Published: 02nd September 2020
Here's how and why these SSN College of Engineering researchers developed a more effective method to reduce carbon emissions
We speak to Dr Ambedkar Balraj who led the team of researchers at SSN College of Engineering to find a more cost-effective and power-saving technique to reduce carbon emissions
One of the largest contributors to global warming is carbon emissions, which is most prevalent in industries that burn coal to generate power. The fossil fuel power plants are among the largest contributors. While technologies like Carbon Capture, Utilization and Storage (CCUS), which stores carbon dioxide and prevents it from escaping into the atmosphere, have been widely recognised as a method to reduce carbon emissions, it does consume a lot of power. A few researchers at SSN College of Engineering, however, have come up with a solution to this problem. But before understanding how the solution is being provided, it is essential to understand the problem. Dr Ambedkar Balraj, Associate Professor at SSN College of Engineering, explains.
In a conventional set-up, the emissions from a power plant — flue gas — go through multiple tanks before being released. "A reboiler is used to heat it to high temperatures. This uses almost 40% of the power generated in the first place. The process is called carbon stripping where the solvent is exposed to high temperature and pressure. While carbon dioxide is separated, it also leads to solvent degradation," explains Balraj. The technology developed by SSN researchers, including Balraj, manages to remove the carbon dioxide and also does so with minimal solvent loss.
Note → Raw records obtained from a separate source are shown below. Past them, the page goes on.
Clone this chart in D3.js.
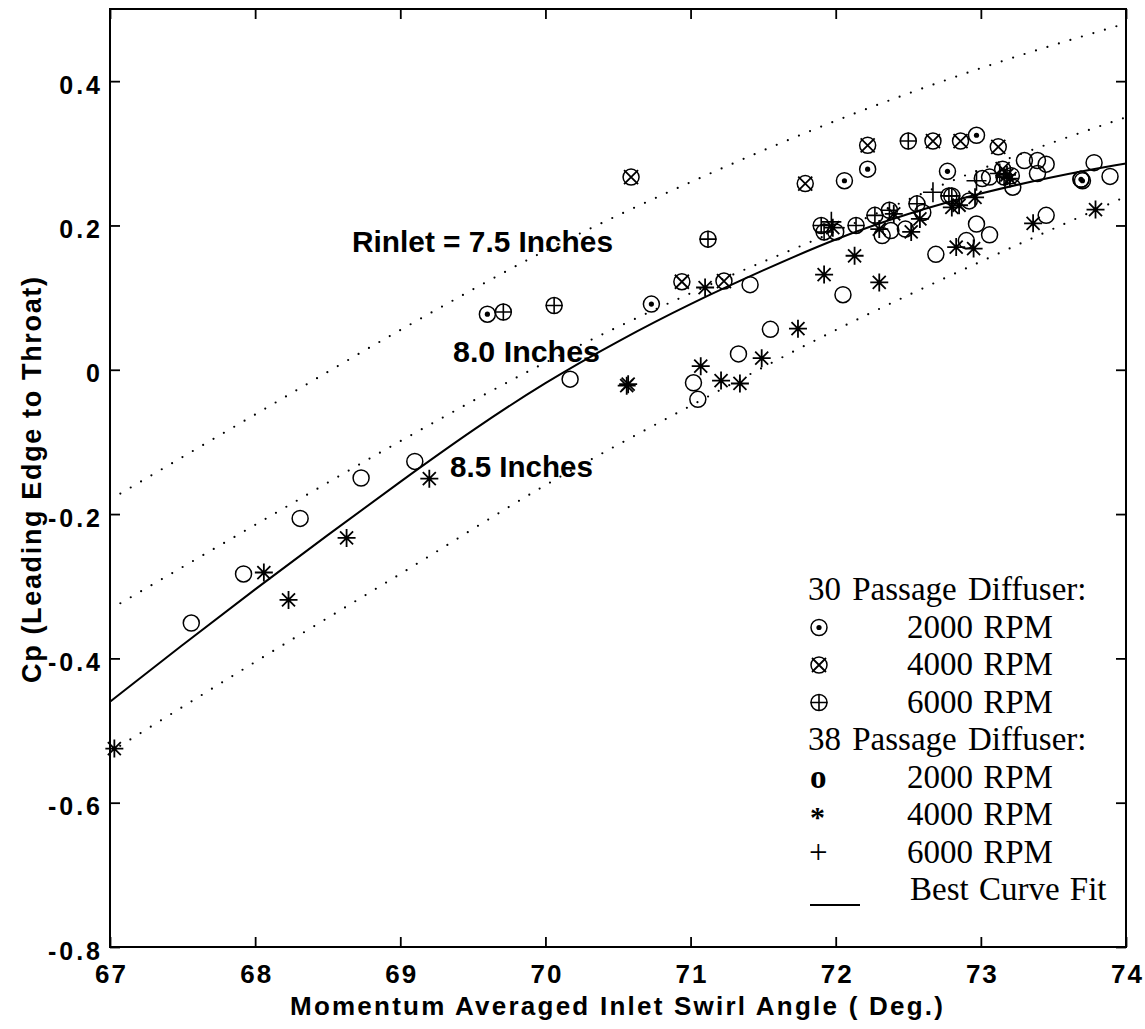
<!DOCTYPE html>
<html><head><meta charset="utf-8">
<script src="https://cdn.jsdelivr.net/npm/d3@7/dist/d3.min.js"></script>
<style>body{margin:0;background:#fff}svg{display:block}</style>
</head><body>
<svg id="chart" width="1145" height="1029"></svg>
<script>
// ---------- data ----------
const xTicks = [67, 68, 69, 70, 71, 72, 73, 74];
const xTickLabels = ["67", "68", "69", "70", "71", "72", "73", "74"];
const yTicks = [-0.8, -0.6, -0.4, -0.2, 0, 0.2, 0.4];
const yTickLabels = ["-0.8", "-0.6", "-0.4", "-0.2", "0", "0.2", "0.4"];

// best curve fit
const fitX = [67, 67.5, 68, 68.5, 69, 69.5, 70, 70.5, 71, 71.5, 72, 72.5, 73, 73.5, 74];
const fitY = [-0.46, -0.381, -0.304, -0.229, -0.155, -0.083, -0.017, 0.040, 0.092, 0.138, 0.182, 0.217, 0.245, 0.268, 0.286];

// Rinlet dotted lines
const rX = [67, 68, 69, 70, 71, 72, 73, 74];
const r75 = [-0.18, -0.062, 0.055, 0.165, 0.26, 0.345, 0.418, 0.48];
const r80 = [-0.332, -0.215, -0.099, 0.01, 0.106, 0.192, 0.278, 0.35];
const r85 = [-0.53, -0.405, -0.283, -0.16, -0.05, 0.055, 0.15, 0.24];

// 30 passage diffuser
const s30_2000 = [[69.60,0.077],[70.73,0.091],[72.06,0.262],[72.22,0.278],[72.97,0.325],[72.77,0.275],[73.69,0.264],[73.70,0.262]];
const s30_4000 = [[70.59,0.267],[70.94,0.122],[71.23,0.123],[71.79,0.258],[72.22,0.311],[72.67,0.317],[72.86,0.317],[73.12,0.309],[73.15,0.278]];
const s30_6000 = [[69.71,0.080],[70.06,0.089],[71.12,0.181],[72.50,0.317],[71.90,0.200],[71.92,0.191],[72.14,0.200],[72.27,0.214],[72.37,0.221],[72.56,0.230],[72.78,0.241],[72.80,0.241],[73.16,0.267]];
// 38 passage diffuser
const s38_2000 = [[67.56,-0.351],[67.92,-0.283],[68.31,-0.206],[68.73,-0.150],[69.10,-0.127],[70.17,-0.013],[71.02,-0.018],[71.05,-0.041],[71.33,0.022],[71.55,0.056],[71.41,0.118],[72.05,0.104],[72.00,0.191],[72.32,0.186],[72.38,0.193],[72.48,0.195],[72.60,0.218],[72.69,0.160],[72.90,0.179],[72.97,0.202],[73.06,0.187],[72.92,0.234],[73.01,0.265],[73.06,0.267],[73.21,0.269],[73.22,0.253],[73.30,0.290],[73.39,0.290],[73.45,0.285],[73.39,0.272],[73.45,0.214],[73.78,0.287],[73.89,0.268],[73.69,0.264]];
const s38_4000 = [[67.03,-0.525],[68.06,-0.281],[68.23,-0.319],[68.63,-0.233],[69.20,-0.151],[70.56,-0.022],[70.57,-0.020],[71.07,0.005],[71.21,-0.015],[71.34,-0.019],[71.49,0.016],[71.74,0.057],[71.10,0.114],[71.92,0.132],[72.13,0.158],[72.30,0.121],[71.98,0.197],[72.30,0.195],[72.40,0.216],[72.52,0.191],[72.58,0.209],[72.80,0.225],[72.85,0.228],[72.96,0.239],[73.20,0.265],[73.18,0.270],[72.83,0.170],[72.95,0.168],[73.36,0.203],[73.79,0.222]];
const s38_6000 = [[72.67,0.246],[72.97,0.262],[73.13,0.272],[71.97,0.205]];

const legendLabels = ["30 Passage Diffuser:", "2000 RPM", "4000 RPM", "6000 RPM", "38 Passage Diffuser:", "2000 RPM", "4000 RPM", "6000 RPM", "Best Curve Fit"];
const annotations = ["Rinlet = 7.5 Inches", "8.0 Inches", "8.5 Inches"];

// ---------- drawing ----------
const svg = d3.select("#chart");
const x = d3.scaleLinear().domain([67, 74]).range([110, 1126]);
const y = d3.scaleLinear().domain([-0.8, 0.5]).range([947, 9]);
const SANS = "'Liberation Sans', Arial, Helvetica, sans-serif";
const SERIF = "'Liberation Serif', 'Times New Roman', serif";

svg.append("rect").attr("width", 1145).attr("height", 1029).attr("fill", "#fff");

svg.append("clipPath").attr("id", "clip").append("rect")
  .attr("x", x(67)).attr("y", y(0.5)).attr("width", x(74) - x(67)).attr("height", y(-0.8) - y(0.5));

const dotLine = d3.line().x(d => x(d[0])).y(d => y(d[1])).curve(d3.curveMonotoneX);
const fitLine = d3.line().x(d => x(d[0])).y(d => y(d[1])).curve(d3.curveBasis);

const plot = svg.append("g").attr("clip-path", "url(#clip)");
[r75, r80, r85].forEach(arr => {
  plot.append("path").datum(rX.map((v, i) => [v, arr[i]]))
    .attr("d", dotLine).attr("fill", "none").attr("stroke", "#000")
    .attr("stroke-width", 2.2).attr("stroke-linecap", "round")
    .attr("stroke-dasharray", "0 12");
});
plot.append("path").datum(fitX.map((v, i) => [v, fitY[i]]))
  .attr("d", fitLine).attr("fill", "none").attr("stroke", "#000").attr("stroke-width", 2);

function marker(g, type) {
  const st = s => s.attr("fill", "none").attr("stroke", "#000");
  if (["odot", "otimes", "oplus", "o"].includes(type))
    st(g.append("circle").attr("r", 8)).attr("stroke-width", 1.5);
  if (type === "odot") g.append("circle").attr("r", 2.6).attr("fill", "#000");
  if (type === "otimes") st(g.append("path").attr("d", "M-7,-7L7,7M-7,7L7,-7")).attr("stroke-width", 1.8);
  if (type === "oplus") st(g.append("path").attr("d", "M-8.5,0H8.5M0,-8.5V8.5")).attr("stroke-width", 1.6);
  if (type === "star") st(g.append("path").attr("d", "M-9,0H9M0,-9V9M-6.5,-6.5L6.5,6.5M-6.5,6.5L6.5,-6.5")).attr("stroke-width", 1.8);
  if (type === "plus") st(g.append("path").attr("d", "M-10,0H10M0,-10V10")).attr("stroke-width", 1.6);
}

const series = [
  [s30_2000, "odot"], [s30_4000, "otimes"], [s30_6000, "oplus"],
  [s38_2000, "o"], [s38_4000, "star"], [s38_6000, "plus"]
];
series.forEach(([data, type]) => {
  svg.append("g").selectAll("g").data(data).join("g")
    .attr("transform", d => `translate(${x(d[0])},${y(d[1])})`)
    .each(function () { marker(d3.select(this), type); });
});

// axes (inward ticks on all four sides)
function styleAxis(g) {
  g.select(".domain").remove();
  g.selectAll(".tick line").attr("stroke", "#000").attr("stroke-width", 1.8);
}
const axB = svg.append("g").attr("transform", `translate(0,${y(-0.8)})`)
  .call(d3.axisBottom(x).tickValues(xTicks).tickSize(-10).tickFormat((d, i) => xTickLabels[i]));
styleAxis(axB);
axB.selectAll("text").attr("y", 36).attr("dy", null).attr("x", 1)
  .attr("font-family", SANS).attr("font-weight", "bold").attr("font-size", 26)
  .attr("letter-spacing", 2).attr("fill", "#000");

const axT = svg.append("g").attr("transform", `translate(0,${y(0.5)})`)
  .call(d3.axisTop(x).tickValues(xTicks).tickSize(-10).tickFormat(""));
styleAxis(axT);

const axL = svg.append("g").attr("transform", `translate(${x(67)},0)`)
  .call(d3.axisLeft(y).tickValues(yTicks).tickSize(-10).tickFormat((d, i) => yTickLabels[i]));
styleAxis(axL);
axL.selectAll("text").attr("x", -7).attr("dy", 12)
  .attr("font-family", SANS).attr("font-weight", "bold").attr("font-size", 25)
  .attr("letter-spacing", 3).attr("fill", "#000");

const axR = svg.append("g").attr("transform", `translate(${x(74)},0)`)
  .call(d3.axisRight(y).tickValues(yTicks).tickSize(-10).tickFormat(""));
styleAxis(axR);

// frame
svg.append("rect").attr("x", x(67)).attr("y", y(0.5))
  .attr("width", x(74) - x(67)).attr("height", y(-0.8) - y(0.5))
  .attr("fill", "none").attr("stroke", "#000").attr("stroke-width", 2);

// axis titles
svg.append("text").attr("x", 290).attr("y", 1015)
  .attr("textLength", 653).attr("lengthAdjust", "spacing")
  .attr("font-family", SANS).attr("font-weight", "bold").attr("font-size", 26)
  .text("Momentum Averaged Inlet Swirl Angle ( Deg.)");
svg.append("text").attr("transform", "translate(41,683) rotate(-90)")
  .attr("textLength", 406).attr("lengthAdjust", "spacing")
  .attr("font-family", SANS).attr("font-weight", "bold").attr("font-size", 27)
  .text("Cp (Leading Edge to Throat)");

// annotations
const annPx = [[352, 252, 261], [453, 362, 147], [450, 477, 143]];
annotations.forEach((t, i) => {
  svg.append("text").attr("x", annPx[i][0]).attr("y", annPx[i][1])
    .attr("textLength", annPx[i][2]).attr("lengthAdjust", "spacingAndGlyphs")
    .attr("font-family", SANS).attr("font-weight", "bold").attr("font-size", 30)
    .text(t);
});

// legend
const lg = svg.append("g");
const rowY = i => 600 + 37.5 * i;
legendLabels.forEach((t, i) => {
  const header = (i === 0 || i === 4);
  lg.append("text").attr("x", header ? 808 : (i === 8 ? 910 : 907)).attr("y", rowY(i))
    .attr("font-family", SERIF).attr("font-size", 33).attr("fill", "#000")
    .attr("word-spacing", header ? 3 : 2).text(t);
});
[[1, "odot"], [2, "otimes"], [3, "oplus"]].forEach(([i, type]) => {
  const g = lg.append("g").attr("transform", `translate(819,${rowY(i) - 10})`);
  marker(g, type);
});
lg.append("text").attr("x", 810).attr("y", rowY(5)).attr("font-family", SERIF)
  .attr("font-weight", "bold").attr("font-size", 33).text("o");
lg.append("text").attr("x", 810).attr("y", rowY(6) + 2).attr("font-family", SERIF)
  .attr("font-weight", "bold").attr("font-size", 30).text("*");
lg.append("text").attr("x", 809).attr("y", rowY(7)).attr("font-family", SERIF)
  .attr("font-size", 33).text("+");
lg.append("line").attr("x1", 810).attr("x2", 860).attr("y1", 905).attr("y2", 905)
  .attr("stroke", "#000").attr("stroke-width", 2);
</script>
</body></html>
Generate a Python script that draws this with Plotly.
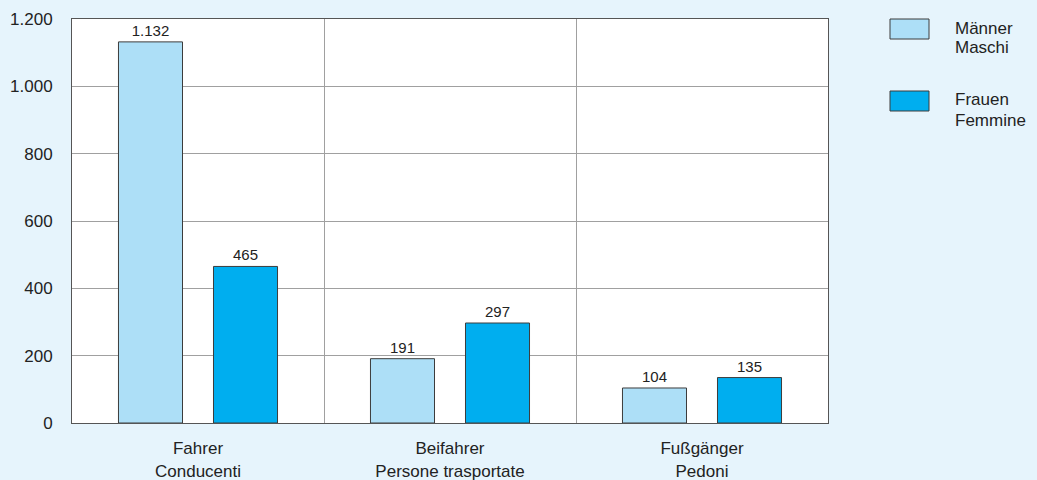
import plotly.graph_objects as go

categories = ["Fahrer<br>Conducenti", "Beifahrer<br>Persone trasportate", "Fußgänger<br>Pedoni"]
series_names = ["Männer<br>Maschi", "Frauen<br>Femmine"]
maenner = [1132, 191, 104]
frauen = [465, 297, 135]
y_ticks = [0, 200, 400, 600, 800, 1000, 1200]

colors = ["#ADDFF7", "#00AEEF"]
FONT = "Liberation Sans, Arial, sans-serif"
TXT = "#222222"

L, R, T, B = 72, 209, 19, 57
W, H = 1037, 480
pw, ph = W - L - R, H - T - B

fig = go.Figure()
for name, vals, col in zip(series_names, [maenner, frauen], colors):
    fig.add_trace(go.Bar(
        x=categories, y=vals, name=name,
        marker=dict(color=col, line=dict(color="#3C3C3C", width=1)),
        text=[f"{v:,}".replace(",", ".") for v in vals],
        textposition="outside",
        textfont=dict(family=FONT, size=15, color=TXT),
        cliponaxis=False,
        showlegend=False,
    ))

# custom legend (boxes + labels)
def px2x(px):
    return (px - L) / pw

def py2y(py):
    return (H - B - py) / ph

for i, (name, col) in enumerate(zip(series_names, colors)):
    top = 19 + i * 72
    fig.add_shape(type="rect", xref="paper", yref="paper",
                  x0=px2x(890), x1=px2x(929), y0=py2y(top + 20), y1=py2y(top),
                  fillcolor=col, line=dict(color="#3C3C3C", width=1))
    for j, line in enumerate(name.split("<br>")):
        fig.add_annotation(xref="paper", yref="paper", x=px2x(953), y=py2y(top + 9 + j * 20),
                           text=line, showarrow=False, xanchor="left", yanchor="middle",
                           align="left", font=dict(family=FONT, size=17, color=TXT))

fig.update_layout(
    width=W, height=H,
    margin=dict(l=L, r=R, t=T, b=B, autoexpand=False),
    paper_bgcolor="#E6F4FC",
    plot_bgcolor="#FFFFFF",
    barmode="group",
    bargap=0.246,
    bargroupgap=0.326,
    separators=",.",
    font=dict(family=FONT, size=17, color=TXT),
)
fig.update_xaxes(
    automargin=False,
    showline=True, mirror=True, linecolor="#555", linewidth=1,
    tickson="boundaries", showgrid=True, gridcolor="#A0A0A0", gridwidth=1,
    ticks="", ticklabelstandoff=10,
    tickfont=dict(family=FONT, size=17, color=TXT),
)
fig.update_yaxes(
    automargin=False,
    range=[0, 1200], tickvals=y_ticks, tickformat=",d",
    showline=True, mirror=True, linecolor="#555", linewidth=1,
    showgrid=True, gridcolor="#A0A0A0", gridwidth=1, zeroline=False,
    ticks="", ticklabelstandoff=15,
    tickfont=dict(family=FONT, size=17, color=TXT),
)

fig.write_html("out.html")
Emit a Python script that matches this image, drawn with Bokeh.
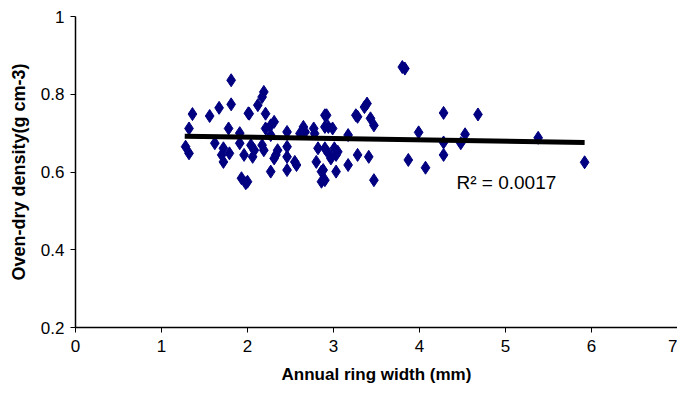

Image for representation | Pic: Pikist
But how do they do it? The technology is called mega sonic, where a 1 MHz tank is used for the carbon stripping process. "This not only leads to effective carbon stripping, but it is really cost-effective. Moreover, temperatures of only 43 degrees Celsius will be enough to complete the process," says Balraj. This technique is called the Solvent-Based Post-Combustion CO2 Capture Process (PCCC) and laboratory-level experiments have been completed at the Carbon Capture Lab at SSN. "While the costly conventional process has limited use globally due to high maintenance costs as well, this process requires low maintenance and also makes better solvent regeneration possible.
Aside from Balraj, two other research scholars — R K Nilavuckkarasi and P Muthumari — were also involved in this research. Another Associate Professor at SSN, Dr J Dhanalakshmi, was also a part of the project. It has been developed over a period of three years. An industrial pilot project is also being planned. "The technology can be used across several industries like petroleum, cement, food and fertilisers. Around 70% of the world's energy supply is met with burning coal and this technology will be needed there," concludes Balraj.